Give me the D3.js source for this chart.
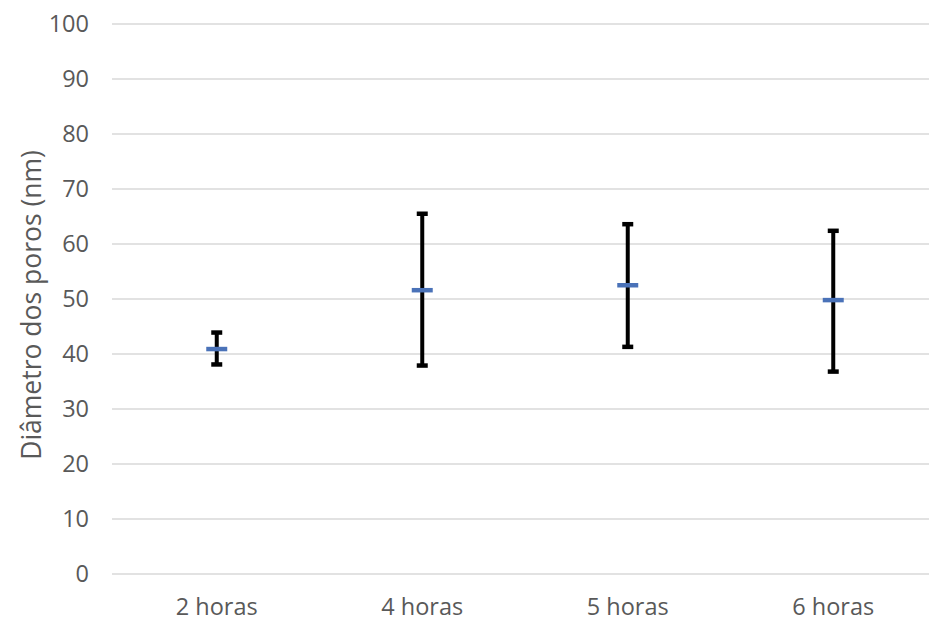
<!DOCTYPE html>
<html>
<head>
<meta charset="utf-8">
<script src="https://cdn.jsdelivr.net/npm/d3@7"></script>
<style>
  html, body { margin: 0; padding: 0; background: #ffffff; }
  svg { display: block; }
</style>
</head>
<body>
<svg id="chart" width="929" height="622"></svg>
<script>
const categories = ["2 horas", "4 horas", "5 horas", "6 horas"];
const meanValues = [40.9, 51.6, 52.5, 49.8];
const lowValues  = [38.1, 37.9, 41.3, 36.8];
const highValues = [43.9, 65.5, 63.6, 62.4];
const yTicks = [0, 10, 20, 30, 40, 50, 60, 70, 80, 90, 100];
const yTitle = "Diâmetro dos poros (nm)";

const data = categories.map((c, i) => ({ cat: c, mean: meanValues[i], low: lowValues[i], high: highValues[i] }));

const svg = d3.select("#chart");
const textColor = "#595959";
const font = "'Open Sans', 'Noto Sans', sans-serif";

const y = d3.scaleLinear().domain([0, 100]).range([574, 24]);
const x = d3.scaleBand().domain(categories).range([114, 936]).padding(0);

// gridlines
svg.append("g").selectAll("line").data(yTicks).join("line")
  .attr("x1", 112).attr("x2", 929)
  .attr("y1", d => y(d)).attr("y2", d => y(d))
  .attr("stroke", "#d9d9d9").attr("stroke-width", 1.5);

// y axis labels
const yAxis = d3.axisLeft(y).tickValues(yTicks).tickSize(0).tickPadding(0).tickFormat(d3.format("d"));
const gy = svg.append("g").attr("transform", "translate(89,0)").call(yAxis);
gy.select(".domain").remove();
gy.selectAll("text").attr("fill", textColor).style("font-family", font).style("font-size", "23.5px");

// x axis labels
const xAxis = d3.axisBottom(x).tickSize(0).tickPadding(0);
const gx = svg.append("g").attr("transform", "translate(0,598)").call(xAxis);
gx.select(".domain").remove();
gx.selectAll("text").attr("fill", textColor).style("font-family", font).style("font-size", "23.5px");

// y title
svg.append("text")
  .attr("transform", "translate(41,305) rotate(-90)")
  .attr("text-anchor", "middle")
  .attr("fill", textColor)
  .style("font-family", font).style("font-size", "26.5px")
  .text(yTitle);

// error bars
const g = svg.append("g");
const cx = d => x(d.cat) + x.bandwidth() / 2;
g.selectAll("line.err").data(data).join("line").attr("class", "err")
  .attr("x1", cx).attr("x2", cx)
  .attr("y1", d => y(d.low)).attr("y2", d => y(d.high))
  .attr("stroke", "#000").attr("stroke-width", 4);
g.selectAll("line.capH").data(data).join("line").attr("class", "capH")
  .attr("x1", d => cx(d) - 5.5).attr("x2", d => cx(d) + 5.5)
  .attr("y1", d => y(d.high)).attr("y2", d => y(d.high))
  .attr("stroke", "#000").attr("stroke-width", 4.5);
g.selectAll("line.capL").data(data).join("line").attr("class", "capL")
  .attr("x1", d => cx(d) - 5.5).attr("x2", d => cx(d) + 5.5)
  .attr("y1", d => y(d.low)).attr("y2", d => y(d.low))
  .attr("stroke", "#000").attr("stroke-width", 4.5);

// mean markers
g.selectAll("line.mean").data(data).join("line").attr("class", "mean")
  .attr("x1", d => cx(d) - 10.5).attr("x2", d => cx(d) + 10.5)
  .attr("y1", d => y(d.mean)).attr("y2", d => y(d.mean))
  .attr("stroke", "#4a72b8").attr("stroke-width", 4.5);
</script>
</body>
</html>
════════════════
WHAT YOU HAVE TO DO:
Copy every line of the data that holds the string "chart".

FINISHED TASK:
Give me the D3.js source for this chart.
<svg id="chart" width="929" height="622"></svg>
const svg = d3.select("#chart");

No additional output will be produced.